For most businesses, the cost of building and maintaining their application estate is a considerable undertaking. Most businesses start their application journey with several business processes that need to be supported to optimise the running of their core business. The building of this application suite can take years and a sizable budget.

Once the applications are completed and underpinning the business, these applications need to be maintained by an application support team. If these applications have been well built and align correctly with the business this can be a relatively small operation. The temptation at this point is to consider the applications as complete and to keep them in long term support, without any modernisation, for as long as possible until some business event causes these applications to require replacement. I am now going to explore the unseen costs of this “doing nothing approach” approach vs a continuous improvement approach.

Let us start by defining what characteristics of the application estate are important:

· Alignment with business processes

· Security

· Cost of ownership

· Usability

We assume that when the application build is completed and if it has been built correctly all the above characteristics will be in an optimal or close to optimal state at the time of release. Now let us look at the cost of doing nothing in each of these areas.
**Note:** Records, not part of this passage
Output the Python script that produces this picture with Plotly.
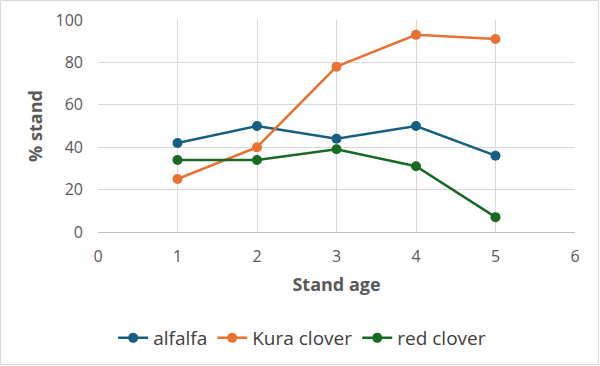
import plotly.graph_objects as go

stand_age = [1, 2, 3, 4, 5]
alfalfa = [42, 50, 44, 50, 36]
kura_clover = [25, 40, 78, 93, 91]
red_clover = [34, 34, 39, 31, 7]

series = [
    ("alfalfa", alfalfa, "#156082"),
    ("Kura clover", kura_clover, "#E97132"),
    ("red clover", red_clover, "#196B24"),
]

FONT = "Open Sans, Lato, sans-serif"
fig = go.Figure()
for name, vals, col in series:
    fig.add_trace(go.Scatter(
        x=stand_age, y=vals, name=name, mode="lines+markers",
        line=dict(color=col, width=2.5),
        marker=dict(color=col, size=10),
    ))

L, R, T, B = 98, 25, 20, 134
W, H = 600, 366
pw, ph = W - L - R, H - T - B

fig.update_layout(
    width=W, height=H,
    margin=dict(l=L, r=R, t=T, b=B, autoexpand=False),
    paper_bgcolor="white", plot_bgcolor="white",
    font=dict(family=FONT, size=16, color="#595959"),
    showlegend=True,
    legend=dict(orientation="h", x=0.428, xanchor="center",
                y=(T + ph - 338) / ph, yanchor="middle",
                font=dict(size=19, color="#404040"),
                itemwidth=30, tracegroupgap=0),
    xaxis=dict(range=[0, 6], dtick=1, showgrid=True, gridcolor="#d9d9d9",
               gridwidth=1, zeroline=False, showline=True, linecolor="#bfbfbf",
               ticks="", tickfont=dict(size=16), ticklabelstandoff=10,
               title=dict(text="<b>Stand age</b>", font=dict(size=18), standoff=12)),
    yaxis=dict(range=[0, 100], dtick=20, showgrid=True, gridcolor="#d9d9d9",
               gridwidth=1, zeroline=False, showline=False,
               ticks="", tickfont=dict(size=16), ticklabelstandoff=14,
               title=dict(text="<b>% stand</b>", font=dict(size=18), standoff=8)),
    shapes=[dict(type="rect", xref="paper", yref="paper",
                 x0=(0.5 - L) / pw, x1=(W - 1.5 - L) / pw,
                 y0=-(H - 1.5 - T - ph) / ph, y1=1 + (T - 0.5) / ph,
                 line=dict(color="#d9d9d9", width=1), fillcolor="rgba(0,0,0,0)",
                 layer="below")],
)

fig.write_html("out.html", config={"displayModeBar": False},
               post_script="document.body.style.margin='0';document.body.style.overflow='hidden';")
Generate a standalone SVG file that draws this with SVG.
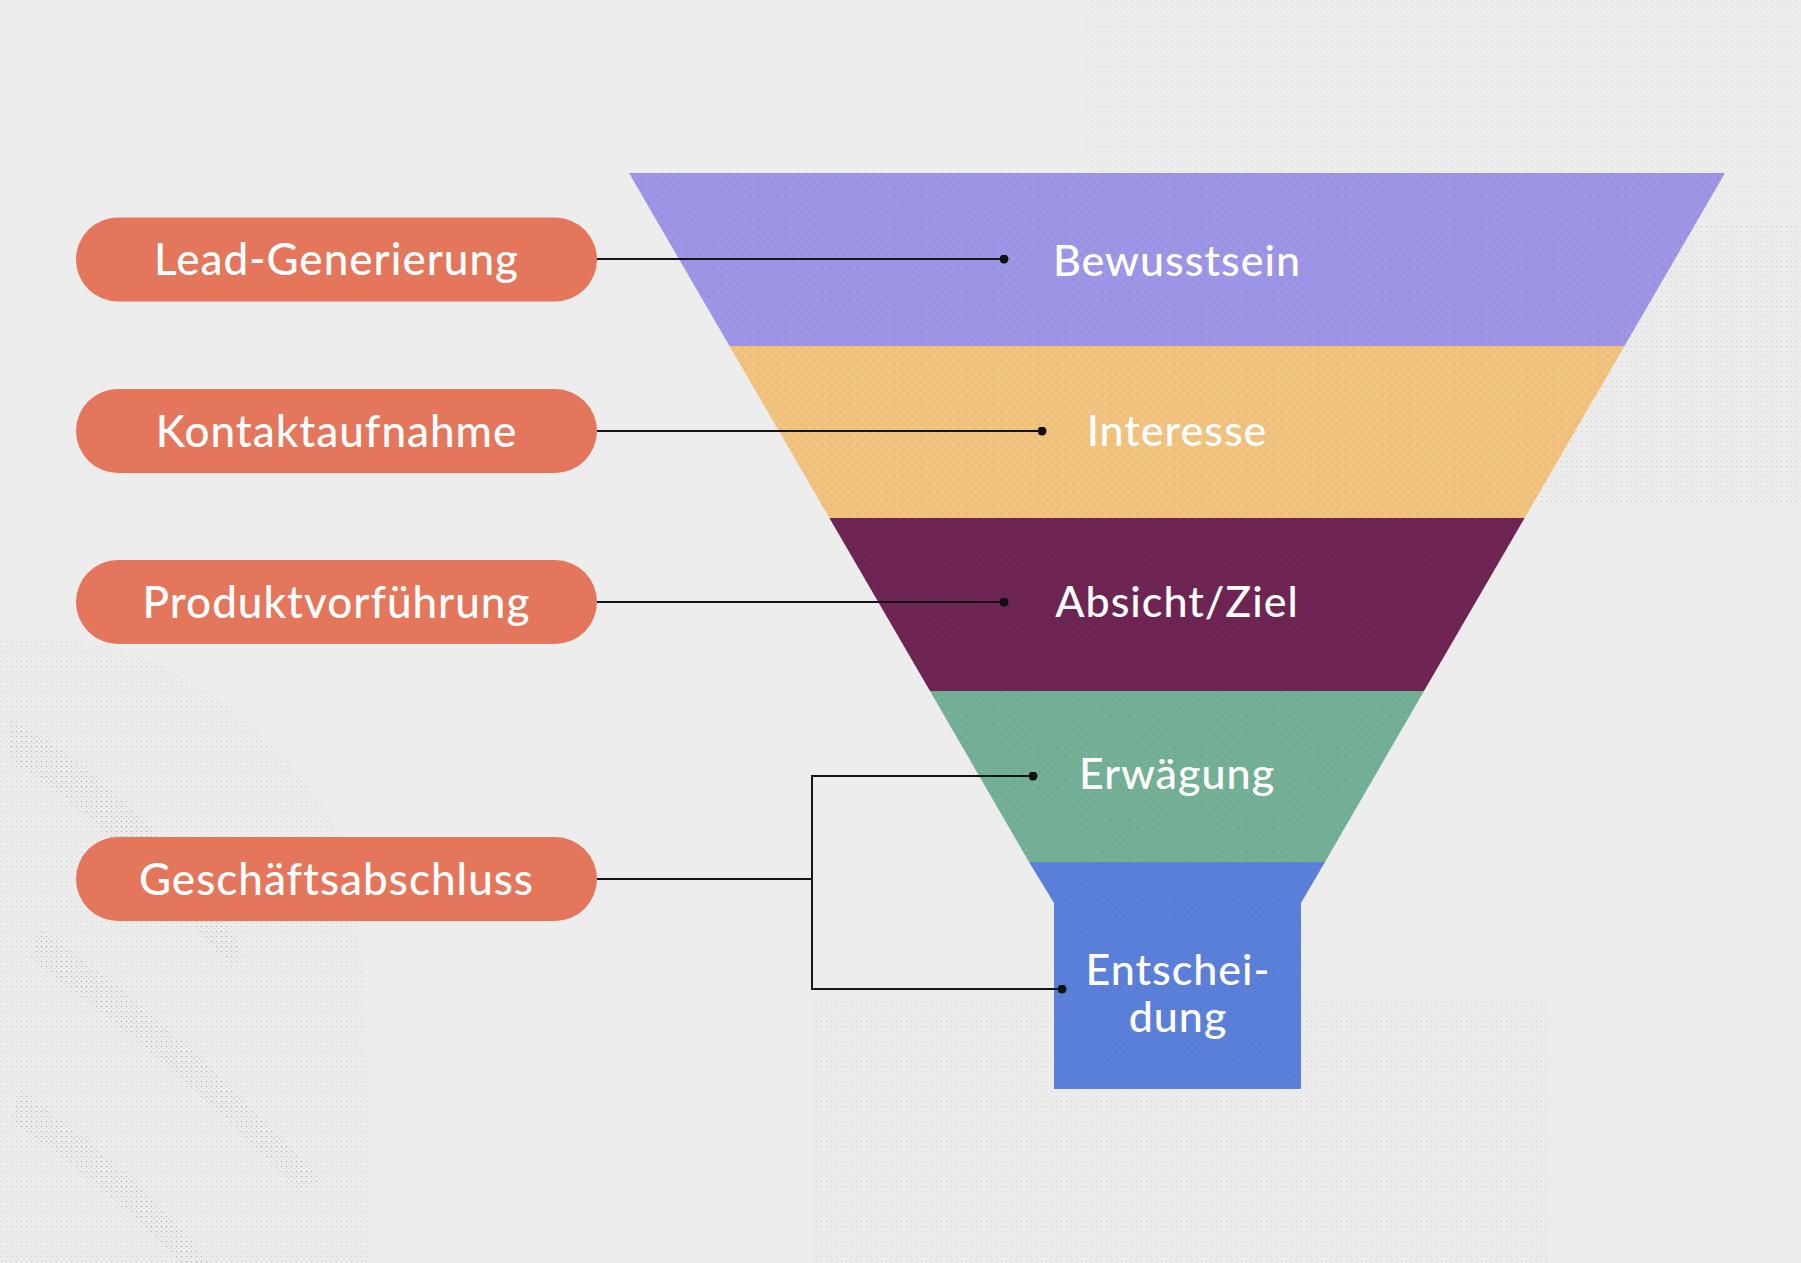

Business Process Alignment

Business processes evolve over time and if the application does not adapt accordingly, inefficiencies are introduced as the business is required to interact with sub-optimal processes. As available technology advances, the overhead of continuing with these applications increases and this creates a competitive disadvantage for the business. Inaction in this area is a backwards step affecting the efficiency of your business.

Security

The security of the application also needs constant attention. Underlying operating systems need to be patched and they will also become end of life at some point. The versions of .NET or Java would need to be upgraded over time. These events can come with large overheads and deliver very little in value to the business other than aligning to security best practice. Although this is important, business users will not see the business value being achieved from the effort and therefore will be reluctant to invest, leaving the application estate vulnerable from a security perspective. Further information on the impact can be found here from the UK government’s National Cyber Security Team.

Cost of ownership

The initial maintenance costs of a stable application will be low but over time this will increase as technical resources move on and knowledge is lost, making support slow and challenging. It will become problematic to attract qualified people to support end of life technologies.

Usability

Any application interface will become dated over time and if the business retains the same people this might not be an issue, but as new users are onboarded, if the application is not aligned to modern design principles the onboarding process will become more complicated.

In summary, the cost of doing nothing can be felt across many areas of IT and business operations. Within a few years each of the characteristics will have degraded and depending on the circumstances this will determine how this affects the business processes underpinned by these applications.

Continuous Development/Delivery Approach

The risks outlined above can be mitigated by continuously developing the application estate. This allows the application to evolve along with the business, tightly aligning with business processes and taking advantage of the latest technology offerings. At the pace that cloud offerings are expanding this will offer opportunities for business advantage and can offer cost savings from on-premise hosting.

The continuous development model shown in the diagram above from Microsoft will allow for opportunities to rearchitect solutions to make use of cloud computing options such as serverless computing, No SQL databases, AI tools and other cloud services. These can provide significant cost savings and these opportunities are the real value of this approach to applications management. It allows your applications to enable the business and to deliver maximum value and efficiency to business processes rather than becoming a blocker.

As part of the continuous development approach, OS and platform upgrades happen organically as the application evolves and are bundled along with changes driven by business value. These upgrades are no longer an event which need to happen due to end of life products or decommissioning which in turn inflict change on the business and are not seen to be providing any value for money.

In conclusion, the continuous development approach certainly looks more costly on paper but the “doing nothing” approach is just pushing the costs into the future and adding costs elsewhere as business processes are no longer optimised.